- [GOAL OF THE EXERCISE] Without the pictures, copy all the entries below exactly.

(Figure scripts)
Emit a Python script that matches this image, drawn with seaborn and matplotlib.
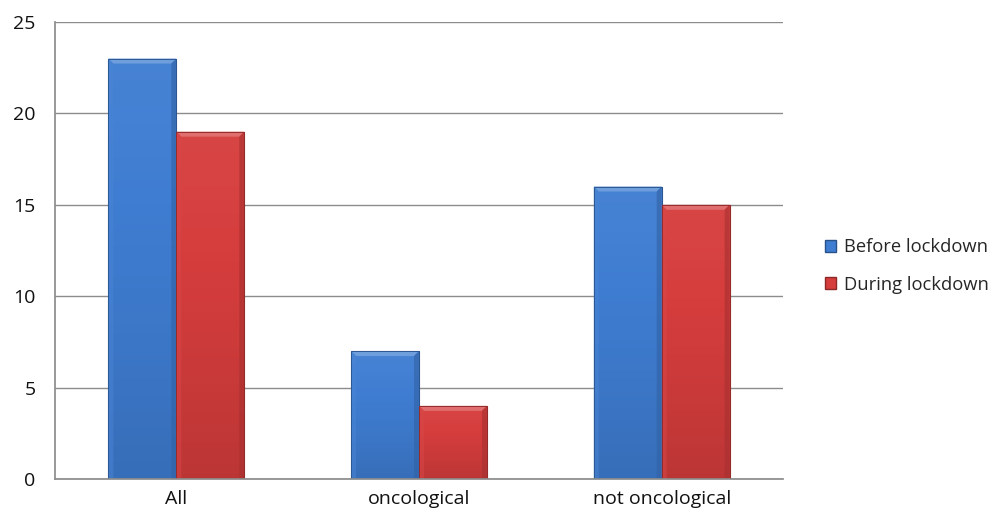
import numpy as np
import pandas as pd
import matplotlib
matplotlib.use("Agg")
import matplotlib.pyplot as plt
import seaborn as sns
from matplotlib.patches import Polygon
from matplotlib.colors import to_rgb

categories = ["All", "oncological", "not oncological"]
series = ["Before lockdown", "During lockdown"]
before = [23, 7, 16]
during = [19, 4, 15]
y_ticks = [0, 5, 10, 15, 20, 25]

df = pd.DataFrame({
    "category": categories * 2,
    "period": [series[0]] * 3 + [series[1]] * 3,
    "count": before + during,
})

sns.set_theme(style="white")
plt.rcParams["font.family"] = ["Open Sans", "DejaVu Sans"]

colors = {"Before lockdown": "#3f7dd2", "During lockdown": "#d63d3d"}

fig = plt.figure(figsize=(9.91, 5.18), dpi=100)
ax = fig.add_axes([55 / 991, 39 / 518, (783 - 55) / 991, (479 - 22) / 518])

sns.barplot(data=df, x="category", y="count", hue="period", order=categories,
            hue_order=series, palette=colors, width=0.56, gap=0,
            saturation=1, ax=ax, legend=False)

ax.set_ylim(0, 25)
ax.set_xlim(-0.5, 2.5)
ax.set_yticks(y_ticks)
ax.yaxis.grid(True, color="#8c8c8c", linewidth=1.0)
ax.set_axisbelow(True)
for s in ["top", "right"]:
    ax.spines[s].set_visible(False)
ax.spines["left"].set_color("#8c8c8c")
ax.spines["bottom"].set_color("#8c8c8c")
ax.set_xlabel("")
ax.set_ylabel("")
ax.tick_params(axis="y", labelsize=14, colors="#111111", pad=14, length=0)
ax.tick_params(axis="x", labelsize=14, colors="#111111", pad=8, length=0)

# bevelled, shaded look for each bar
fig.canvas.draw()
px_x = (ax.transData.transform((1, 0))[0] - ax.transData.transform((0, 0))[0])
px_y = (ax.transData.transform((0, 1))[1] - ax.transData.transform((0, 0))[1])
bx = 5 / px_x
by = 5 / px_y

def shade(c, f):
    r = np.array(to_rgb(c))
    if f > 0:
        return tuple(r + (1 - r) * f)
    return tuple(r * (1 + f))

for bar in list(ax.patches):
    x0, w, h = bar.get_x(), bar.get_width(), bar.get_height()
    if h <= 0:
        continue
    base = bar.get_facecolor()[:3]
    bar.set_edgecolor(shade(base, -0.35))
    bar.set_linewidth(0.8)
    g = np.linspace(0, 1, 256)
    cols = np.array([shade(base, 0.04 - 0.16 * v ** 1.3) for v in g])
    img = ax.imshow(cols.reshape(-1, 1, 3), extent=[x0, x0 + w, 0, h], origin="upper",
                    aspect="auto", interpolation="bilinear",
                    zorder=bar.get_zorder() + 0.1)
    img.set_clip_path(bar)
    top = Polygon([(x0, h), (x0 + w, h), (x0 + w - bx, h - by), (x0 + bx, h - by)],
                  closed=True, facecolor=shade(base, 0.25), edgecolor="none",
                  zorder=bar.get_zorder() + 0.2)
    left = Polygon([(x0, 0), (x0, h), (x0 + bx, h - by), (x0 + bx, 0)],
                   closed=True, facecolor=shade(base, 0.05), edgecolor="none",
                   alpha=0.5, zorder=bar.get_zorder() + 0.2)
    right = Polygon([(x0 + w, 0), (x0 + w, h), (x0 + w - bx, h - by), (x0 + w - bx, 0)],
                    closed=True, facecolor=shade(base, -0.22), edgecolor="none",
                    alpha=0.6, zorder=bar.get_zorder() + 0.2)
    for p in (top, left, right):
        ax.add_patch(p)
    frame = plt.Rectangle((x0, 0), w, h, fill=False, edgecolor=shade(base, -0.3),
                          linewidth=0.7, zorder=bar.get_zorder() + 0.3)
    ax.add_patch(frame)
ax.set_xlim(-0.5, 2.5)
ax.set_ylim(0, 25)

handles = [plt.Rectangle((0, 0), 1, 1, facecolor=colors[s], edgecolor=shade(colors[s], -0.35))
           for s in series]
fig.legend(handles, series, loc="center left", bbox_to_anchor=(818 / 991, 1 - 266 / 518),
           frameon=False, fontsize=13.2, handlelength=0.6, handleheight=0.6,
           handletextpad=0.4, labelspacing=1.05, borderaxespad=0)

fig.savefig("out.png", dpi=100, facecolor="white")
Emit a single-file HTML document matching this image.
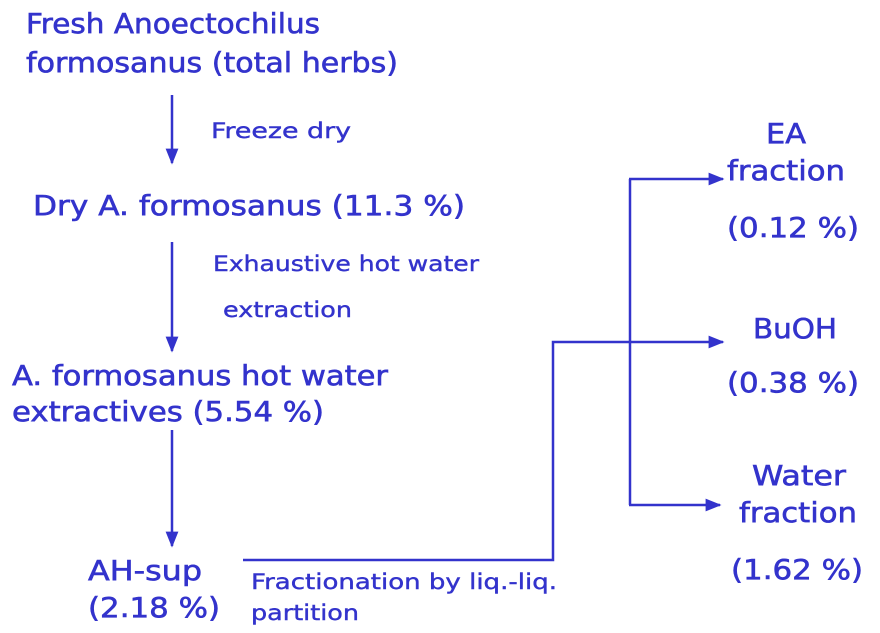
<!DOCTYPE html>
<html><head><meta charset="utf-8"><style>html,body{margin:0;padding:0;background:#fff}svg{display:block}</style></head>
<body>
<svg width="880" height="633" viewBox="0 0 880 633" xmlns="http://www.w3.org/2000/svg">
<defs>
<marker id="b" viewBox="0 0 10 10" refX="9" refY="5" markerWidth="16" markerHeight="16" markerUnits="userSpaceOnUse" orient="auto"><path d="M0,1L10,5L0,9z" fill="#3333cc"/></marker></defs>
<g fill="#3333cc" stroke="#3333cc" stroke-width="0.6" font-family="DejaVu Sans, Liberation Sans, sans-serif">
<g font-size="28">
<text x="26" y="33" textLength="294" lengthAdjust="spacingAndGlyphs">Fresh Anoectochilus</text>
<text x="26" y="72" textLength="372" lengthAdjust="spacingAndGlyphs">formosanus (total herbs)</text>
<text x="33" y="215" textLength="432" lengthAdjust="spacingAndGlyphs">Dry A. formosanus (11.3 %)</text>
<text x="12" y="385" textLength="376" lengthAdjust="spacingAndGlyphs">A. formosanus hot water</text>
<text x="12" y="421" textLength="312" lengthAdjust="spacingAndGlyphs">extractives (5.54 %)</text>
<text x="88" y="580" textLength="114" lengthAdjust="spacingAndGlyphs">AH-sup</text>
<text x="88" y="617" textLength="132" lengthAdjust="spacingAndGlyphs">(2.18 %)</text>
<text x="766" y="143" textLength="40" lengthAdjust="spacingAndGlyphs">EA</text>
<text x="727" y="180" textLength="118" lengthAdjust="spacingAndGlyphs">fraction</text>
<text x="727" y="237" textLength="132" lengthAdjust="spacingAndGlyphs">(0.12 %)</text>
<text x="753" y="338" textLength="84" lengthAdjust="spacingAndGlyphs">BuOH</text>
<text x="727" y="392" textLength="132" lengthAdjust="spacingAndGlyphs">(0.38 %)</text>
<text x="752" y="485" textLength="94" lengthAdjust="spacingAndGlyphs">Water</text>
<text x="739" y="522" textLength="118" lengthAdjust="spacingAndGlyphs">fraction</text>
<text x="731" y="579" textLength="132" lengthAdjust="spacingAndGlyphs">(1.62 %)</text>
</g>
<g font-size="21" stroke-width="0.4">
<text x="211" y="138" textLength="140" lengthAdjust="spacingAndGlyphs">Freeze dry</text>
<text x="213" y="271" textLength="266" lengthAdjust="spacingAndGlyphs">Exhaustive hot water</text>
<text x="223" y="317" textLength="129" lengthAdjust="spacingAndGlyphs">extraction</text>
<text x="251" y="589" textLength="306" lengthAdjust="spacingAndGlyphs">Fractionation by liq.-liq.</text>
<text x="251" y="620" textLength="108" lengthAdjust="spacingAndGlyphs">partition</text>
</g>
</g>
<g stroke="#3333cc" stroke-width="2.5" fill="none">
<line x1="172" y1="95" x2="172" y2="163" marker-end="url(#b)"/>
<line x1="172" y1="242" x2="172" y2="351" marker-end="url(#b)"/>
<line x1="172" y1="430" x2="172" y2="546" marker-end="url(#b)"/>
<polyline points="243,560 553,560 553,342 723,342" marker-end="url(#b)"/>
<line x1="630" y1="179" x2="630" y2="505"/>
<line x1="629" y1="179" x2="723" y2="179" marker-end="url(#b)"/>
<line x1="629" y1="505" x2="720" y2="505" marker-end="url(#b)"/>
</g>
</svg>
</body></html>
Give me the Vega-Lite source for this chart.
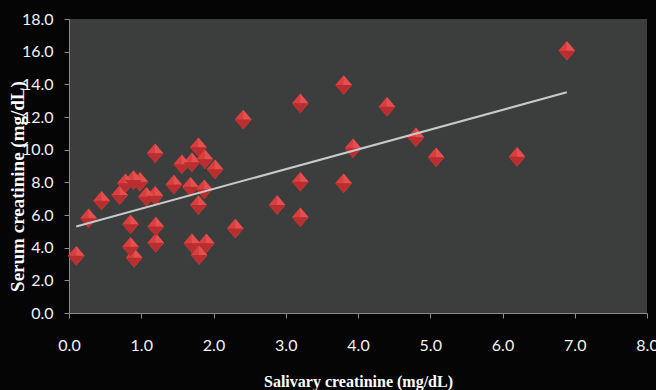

- [TASK RESULT]
Emit a Python script that matches this image, drawn with seaborn and matplotlib.
import numpy as np
import pandas as pd
import matplotlib
matplotlib.use("Agg")
import matplotlib.pyplot as plt
import seaborn as sns
from matplotlib.patches import Polygon
from matplotlib.colors import to_rgb

categories = ["All", "oncological", "not oncological"]
series = ["Before lockdown", "During lockdown"]
before = [23, 7, 16]
during = [19, 4, 15]
y_ticks = [0, 5, 10, 15, 20, 25]

df = pd.DataFrame({
    "category": categories * 2,
    "period": [series[0]] * 3 + [series[1]] * 3,
    "count": before + during,
})

sns.set_theme(style="white")
plt.rcParams["font.family"] = ["Open Sans", "DejaVu Sans"]

colors = {"Before lockdown": "#3f7dd2", "During lockdown": "#d63d3d"}

fig = plt.figure(figsize=(9.91, 5.18), dpi=100)
ax = fig.add_axes([55 / 991, 39 / 518, (783 - 55) / 991, (479 - 22) / 518])

sns.barplot(data=df, x="category", y="count", hue="period", order=categories,
            hue_order=series, palette=colors, width=0.56, gap=0,
            saturation=1, ax=ax, legend=False)

ax.set_ylim(0, 25)
ax.set_xlim(-0.5, 2.5)
ax.set_yticks(y_ticks)
ax.yaxis.grid(True, color="#8c8c8c", linewidth=1.0)
ax.set_axisbelow(True)
for s in ["top", "right"]:
    ax.spines[s].set_visible(False)
ax.spines["left"].set_color("#8c8c8c")
ax.spines["bottom"].set_color("#8c8c8c")
ax.set_xlabel("")
ax.set_ylabel("")
ax.tick_params(axis="y", labelsize=14, colors="#111111", pad=14, length=0)
ax.tick_params(axis="x", labelsize=14, colors="#111111", pad=8, length=0)

# bevelled, shaded look for each bar
fig.canvas.draw()
px_x = (ax.transData.transform((1, 0))[0] - ax.transData.transform((0, 0))[0])
px_y = (ax.transData.transform((0, 1))[1] - ax.transData.transform((0, 0))[1])
bx = 5 / px_x
by = 5 / px_y

def shade(c, f):
    r = np.array(to_rgb(c))
    if f > 0:
        return tuple(r + (1 - r) * f)
    return tuple(r * (1 + f))

for bar in list(ax.patches):
    x0, w, h = bar.get_x(), bar.get_width(), bar.get_height()
    if h <= 0:
        continue
    base = bar.get_facecolor()[:3]
    bar.set_edgecolor(shade(base, -0.35))
    bar.set_linewidth(0.8)
    g = np.linspace(0, 1, 256)
    cols = np.array([shade(base, 0.04 - 0.16 * v ** 1.3) for v in g])
    img = ax.imshow(cols.reshape(-1, 1, 3), extent=[x0, x0 + w, 0, h], origin="upper",
                    aspect="auto", interpolation="bilinear",
                    zorder=bar.get_zorder() + 0.1)
    img.set_clip_path(bar)
    top = Polygon([(x0, h), (x0 + w, h), (x0 + w - bx, h - by), (x0 + bx, h - by)],
                  closed=True, facecolor=shade(base, 0.25), edgecolor="none",
                  zorder=bar.get_zorder() + 0.2)
    left = Polygon([(x0, 0), (x0, h), (x0 + bx, h - by), (x0 + bx, 0)],
                   closed=True, facecolor=shade(base, 0.05), edgecolor="none",
                   alpha=0.5, zorder=bar.get_zorder() + 0.2)
    right = Polygon([(x0 + w, 0), (x0 + w, h), (x0 + w - bx, h - by), (x0 + w - bx, 0)],
                    closed=True, facecolor=shade(base, -0.22), edgecolor="none",
                    alpha=0.6, zorder=bar.get_zorder() + 0.2)
    for p in (top, left, right):
        ax.add_patch(p)
    frame = plt.Rectangle((x0, 0), w, h, fill=False, edgecolor=shade(base, -0.3),
                          linewidth=0.7, zorder=bar.get_zorder() + 0.3)
    ax.add_patch(frame)
ax.set_xlim(-0.5, 2.5)
ax.set_ylim(0, 25)

handles = [plt.Rectangle((0, 0), 1, 1, facecolor=colors[s], edgecolor=shade(colors[s], -0.35))
           for s in series]
fig.legend(handles, series, loc="center left", bbox_to_anchor=(818 / 991, 1 - 266 / 518),
           frameon=False, fontsize=13.2, handlelength=0.6, handleheight=0.6,
           handletextpad=0.4, labelspacing=1.05, borderaxespad=0)

fig.savefig("out.png", dpi=100, facecolor="white")
Emit a single-file HTML document matching this image.
<!DOCTYPE html>
<html><head><meta charset="utf-8"><style>html,body{margin:0;padding:0;background:#fff}svg{display:block}</style></head>
<body>
<svg width="880" height="633" viewBox="0 0 880 633" xmlns="http://www.w3.org/2000/svg">
<defs>
<marker id="b" viewBox="0 0 10 10" refX="9" refY="5" markerWidth="16" markerHeight="16" markerUnits="userSpaceOnUse" orient="auto"><path d="M0,1L10,5L0,9z" fill="#3333cc"/></marker></defs>
<g fill="#3333cc" stroke="#3333cc" stroke-width="0.6" font-family="DejaVu Sans, Liberation Sans, sans-serif">
<g font-size="28">
<text x="26" y="33" textLength="294" lengthAdjust="spacingAndGlyphs">Fresh Anoectochilus</text>
<text x="26" y="72" textLength="372" lengthAdjust="spacingAndGlyphs">formosanus (total herbs)</text>
<text x="33" y="215" textLength="432" lengthAdjust="spacingAndGlyphs">Dry A. formosanus (11.3 %)</text>
<text x="12" y="385" textLength="376" lengthAdjust="spacingAndGlyphs">A. formosanus hot water</text>
<text x="12" y="421" textLength="312" lengthAdjust="spacingAndGlyphs">extractives (5.54 %)</text>
<text x="88" y="580" textLength="114" lengthAdjust="spacingAndGlyphs">AH-sup</text>
<text x="88" y="617" textLength="132" lengthAdjust="spacingAndGlyphs">(2.18 %)</text>
<text x="766" y="143" textLength="40" lengthAdjust="spacingAndGlyphs">EA</text>
<text x="727" y="180" textLength="118" lengthAdjust="spacingAndGlyphs">fraction</text>
<text x="727" y="237" textLength="132" lengthAdjust="spacingAndGlyphs">(0.12 %)</text>
<text x="753" y="338" textLength="84" lengthAdjust="spacingAndGlyphs">BuOH</text>
<text x="727" y="392" textLength="132" lengthAdjust="spacingAndGlyphs">(0.38 %)</text>
<text x="752" y="485" textLength="94" lengthAdjust="spacingAndGlyphs">Water</text>
<text x="739" y="522" textLength="118" lengthAdjust="spacingAndGlyphs">fraction</text>
<text x="731" y="579" textLength="132" lengthAdjust="spacingAndGlyphs">(1.62 %)</text>
</g>
<g font-size="21" stroke-width="0.4">
<text x="211" y="138" textLength="140" lengthAdjust="spacingAndGlyphs">Freeze dry</text>
<text x="213" y="271" textLength="266" lengthAdjust="spacingAndGlyphs">Exhaustive hot water</text>
<text x="223" y="317" textLength="129" lengthAdjust="spacingAndGlyphs">extraction</text>
<text x="251" y="589" textLength="306" lengthAdjust="spacingAndGlyphs">Fractionation by liq.-liq.</text>
<text x="251" y="620" textLength="108" lengthAdjust="spacingAndGlyphs">partition</text>
</g>
</g>
<g stroke="#3333cc" stroke-width="2.5" fill="none">
<line x1="172" y1="95" x2="172" y2="163" marker-end="url(#b)"/>
<line x1="172" y1="242" x2="172" y2="351" marker-end="url(#b)"/>
<line x1="172" y1="430" x2="172" y2="546" marker-end="url(#b)"/>
<polyline points="243,560 553,560 553,342 723,342" marker-end="url(#b)"/>
<line x1="630" y1="179" x2="630" y2="505"/>
<line x1="629" y1="179" x2="723" y2="179" marker-end="url(#b)"/>
<line x1="629" y1="505" x2="720" y2="505" marker-end="url(#b)"/>
</g>
</svg>
</body></html>
Give me the Vega-Lite source for this chart.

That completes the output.